The simple answer here is YES. The complex answer is YES, too.
There is a very strong tendency for senior executives to keep customer metrics close to vest, perhaps sharing them with some of the managers that report to them, but certainly NOT with customer representatives and those that actually interact with customers.
Sharing Metrics Builds Focus On The Customer
Metrics shared regularly, perhaps once a month, or even weekly send a message to all staff about what’s important. They say that what gets measured gets done, but it’s also true that what gets disclosed MUST be important.
Staff will “get” that what you share; customer wait time, customer satisfaction numbers, whatever, that these things are important, and also that they will be held accountable as a group, or individuals for improvement.
Sharing Opens The Door For Solutions and Problem Solving
Metrics can stimulate the thinking of staff to actually improve those metrics, and that’s critical since the solutions to many customer related problems are probably obvious to many customer service facing staff.
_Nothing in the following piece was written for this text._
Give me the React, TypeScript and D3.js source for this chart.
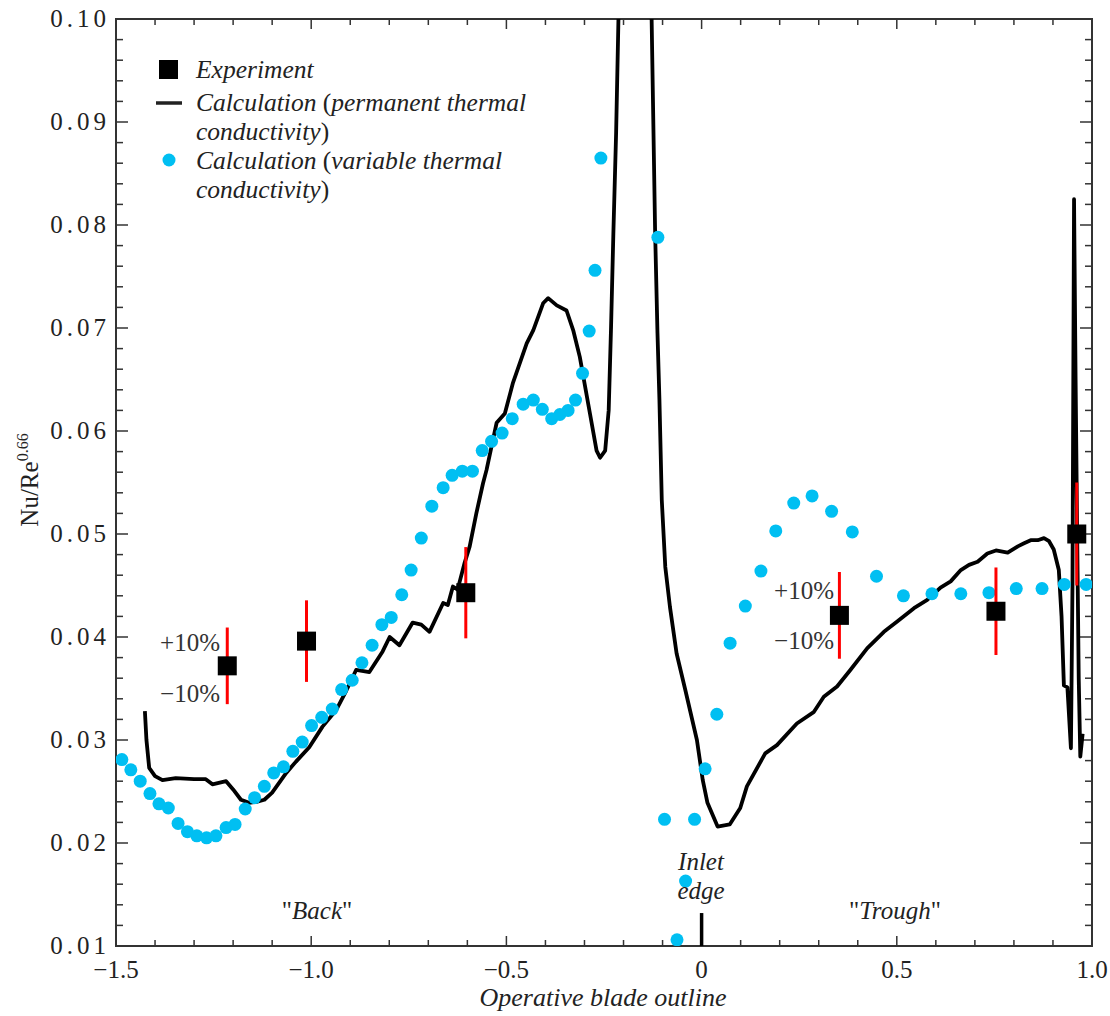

They do know. Asking them for suggestions about how to go about improving specific metrics will give you solutions a bunch of managers could never come up with.
For Senior Executives About Sharing Data
Senior executives spend little time talking with and to both customers and staff, but do their work through the managers that report to them.
If you are in that situation, make managers accountable for communicating customer metrics, and for having staff generate suggestions for improvement.
Choose a set of the most important metrics, and focus on them.